Data provided start

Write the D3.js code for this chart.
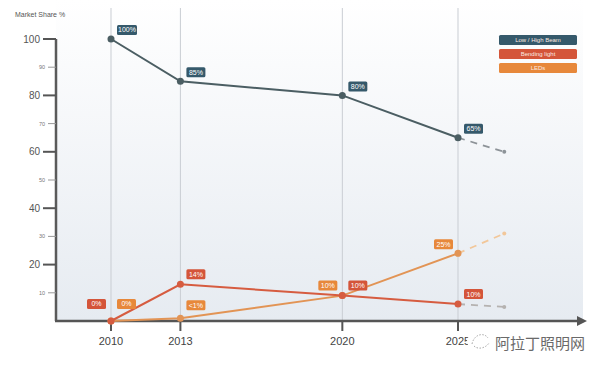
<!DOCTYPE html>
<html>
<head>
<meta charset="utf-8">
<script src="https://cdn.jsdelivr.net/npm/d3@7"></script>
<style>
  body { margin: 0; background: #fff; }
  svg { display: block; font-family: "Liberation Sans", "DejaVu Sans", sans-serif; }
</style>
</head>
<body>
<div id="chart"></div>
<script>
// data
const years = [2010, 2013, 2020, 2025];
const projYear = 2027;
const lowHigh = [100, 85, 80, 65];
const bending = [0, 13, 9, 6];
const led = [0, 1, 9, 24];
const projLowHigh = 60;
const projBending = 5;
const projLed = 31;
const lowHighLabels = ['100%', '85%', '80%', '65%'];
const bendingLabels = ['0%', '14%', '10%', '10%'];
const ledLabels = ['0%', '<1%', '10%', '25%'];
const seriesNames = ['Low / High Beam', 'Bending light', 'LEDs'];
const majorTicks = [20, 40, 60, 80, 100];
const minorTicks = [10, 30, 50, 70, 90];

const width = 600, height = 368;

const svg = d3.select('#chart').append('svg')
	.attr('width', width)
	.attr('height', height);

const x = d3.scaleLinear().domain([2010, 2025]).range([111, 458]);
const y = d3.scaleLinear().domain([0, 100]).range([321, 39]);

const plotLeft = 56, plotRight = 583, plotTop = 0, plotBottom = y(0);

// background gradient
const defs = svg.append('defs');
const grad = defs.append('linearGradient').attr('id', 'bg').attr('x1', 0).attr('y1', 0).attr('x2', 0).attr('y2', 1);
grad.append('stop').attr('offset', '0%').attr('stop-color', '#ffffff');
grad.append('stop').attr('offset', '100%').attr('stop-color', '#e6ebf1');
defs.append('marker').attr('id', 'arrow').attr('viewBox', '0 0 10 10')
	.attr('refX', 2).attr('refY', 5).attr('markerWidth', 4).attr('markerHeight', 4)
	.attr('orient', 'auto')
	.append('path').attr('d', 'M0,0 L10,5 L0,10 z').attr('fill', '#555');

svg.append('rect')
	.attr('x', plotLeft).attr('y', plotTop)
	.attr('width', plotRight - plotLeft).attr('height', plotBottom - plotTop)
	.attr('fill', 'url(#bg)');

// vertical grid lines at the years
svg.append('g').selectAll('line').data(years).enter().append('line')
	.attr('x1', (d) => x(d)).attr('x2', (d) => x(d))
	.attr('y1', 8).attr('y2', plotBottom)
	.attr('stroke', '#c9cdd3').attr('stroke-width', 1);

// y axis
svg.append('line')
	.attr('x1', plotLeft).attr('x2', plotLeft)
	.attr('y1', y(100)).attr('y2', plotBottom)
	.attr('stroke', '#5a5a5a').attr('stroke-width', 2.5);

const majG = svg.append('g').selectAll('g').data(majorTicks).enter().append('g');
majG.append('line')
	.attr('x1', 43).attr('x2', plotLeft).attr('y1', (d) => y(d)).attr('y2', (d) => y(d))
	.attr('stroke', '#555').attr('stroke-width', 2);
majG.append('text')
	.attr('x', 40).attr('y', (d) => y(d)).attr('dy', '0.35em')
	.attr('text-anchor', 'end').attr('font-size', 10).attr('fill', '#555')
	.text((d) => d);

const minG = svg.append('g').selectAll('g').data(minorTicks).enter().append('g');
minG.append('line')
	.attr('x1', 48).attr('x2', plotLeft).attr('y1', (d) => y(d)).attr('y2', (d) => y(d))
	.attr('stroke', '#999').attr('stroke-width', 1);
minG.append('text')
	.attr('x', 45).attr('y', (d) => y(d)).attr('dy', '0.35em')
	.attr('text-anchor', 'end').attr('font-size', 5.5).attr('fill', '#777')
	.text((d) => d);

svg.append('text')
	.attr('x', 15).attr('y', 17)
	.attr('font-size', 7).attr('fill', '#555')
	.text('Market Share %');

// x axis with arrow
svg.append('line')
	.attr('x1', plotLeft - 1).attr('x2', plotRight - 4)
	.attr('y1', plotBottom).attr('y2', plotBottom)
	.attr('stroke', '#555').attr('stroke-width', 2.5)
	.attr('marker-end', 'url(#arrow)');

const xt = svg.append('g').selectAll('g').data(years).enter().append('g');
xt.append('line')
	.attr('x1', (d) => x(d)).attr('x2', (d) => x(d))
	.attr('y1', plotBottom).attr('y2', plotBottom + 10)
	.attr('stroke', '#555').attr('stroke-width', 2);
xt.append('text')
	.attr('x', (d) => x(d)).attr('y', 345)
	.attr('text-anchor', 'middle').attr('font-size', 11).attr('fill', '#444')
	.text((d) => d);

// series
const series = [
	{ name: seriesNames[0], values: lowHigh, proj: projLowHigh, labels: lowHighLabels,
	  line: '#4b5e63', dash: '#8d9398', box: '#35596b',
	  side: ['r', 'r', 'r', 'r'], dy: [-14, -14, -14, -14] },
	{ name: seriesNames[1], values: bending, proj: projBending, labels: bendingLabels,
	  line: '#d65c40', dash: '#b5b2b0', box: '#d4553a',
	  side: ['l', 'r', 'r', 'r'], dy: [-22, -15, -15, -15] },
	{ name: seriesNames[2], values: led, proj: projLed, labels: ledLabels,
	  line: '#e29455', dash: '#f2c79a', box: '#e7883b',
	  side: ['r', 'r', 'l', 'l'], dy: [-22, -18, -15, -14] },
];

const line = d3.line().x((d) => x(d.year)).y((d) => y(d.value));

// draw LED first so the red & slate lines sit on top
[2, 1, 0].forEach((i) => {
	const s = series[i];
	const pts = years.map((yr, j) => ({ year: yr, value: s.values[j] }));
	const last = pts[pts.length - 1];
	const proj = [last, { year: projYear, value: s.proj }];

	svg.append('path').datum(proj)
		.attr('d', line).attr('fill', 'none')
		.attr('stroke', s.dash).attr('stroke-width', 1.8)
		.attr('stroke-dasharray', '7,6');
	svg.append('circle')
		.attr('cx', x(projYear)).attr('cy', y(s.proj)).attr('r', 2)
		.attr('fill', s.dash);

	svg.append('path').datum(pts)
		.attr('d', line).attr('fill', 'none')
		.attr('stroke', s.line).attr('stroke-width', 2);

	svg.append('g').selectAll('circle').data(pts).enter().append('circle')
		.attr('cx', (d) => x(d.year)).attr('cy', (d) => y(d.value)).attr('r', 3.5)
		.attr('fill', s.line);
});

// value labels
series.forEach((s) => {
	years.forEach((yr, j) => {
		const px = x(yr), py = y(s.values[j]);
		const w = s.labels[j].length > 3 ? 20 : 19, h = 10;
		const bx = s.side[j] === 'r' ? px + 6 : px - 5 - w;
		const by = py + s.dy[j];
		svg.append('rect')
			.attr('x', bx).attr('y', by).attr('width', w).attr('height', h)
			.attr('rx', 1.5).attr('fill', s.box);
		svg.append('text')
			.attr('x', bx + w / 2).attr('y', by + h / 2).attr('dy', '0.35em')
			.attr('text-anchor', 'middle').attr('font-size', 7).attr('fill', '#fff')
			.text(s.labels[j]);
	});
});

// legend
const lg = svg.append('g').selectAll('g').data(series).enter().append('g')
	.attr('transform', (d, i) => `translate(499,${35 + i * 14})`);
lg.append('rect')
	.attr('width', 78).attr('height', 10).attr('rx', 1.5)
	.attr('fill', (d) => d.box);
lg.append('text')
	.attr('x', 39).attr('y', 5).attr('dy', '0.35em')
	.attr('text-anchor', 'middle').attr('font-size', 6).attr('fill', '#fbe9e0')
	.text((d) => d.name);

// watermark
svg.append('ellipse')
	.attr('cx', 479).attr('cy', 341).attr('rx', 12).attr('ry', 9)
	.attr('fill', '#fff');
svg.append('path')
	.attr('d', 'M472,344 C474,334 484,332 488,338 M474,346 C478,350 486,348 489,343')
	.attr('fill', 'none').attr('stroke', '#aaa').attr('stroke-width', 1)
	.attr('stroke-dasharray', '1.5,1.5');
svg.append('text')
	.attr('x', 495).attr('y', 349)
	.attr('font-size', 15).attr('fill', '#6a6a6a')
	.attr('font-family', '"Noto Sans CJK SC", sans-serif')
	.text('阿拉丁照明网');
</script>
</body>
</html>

Data provided end

→ Work to do: How many of the lines above include the string "chart"? Reply with the number by itself.

→ Answer in full: 3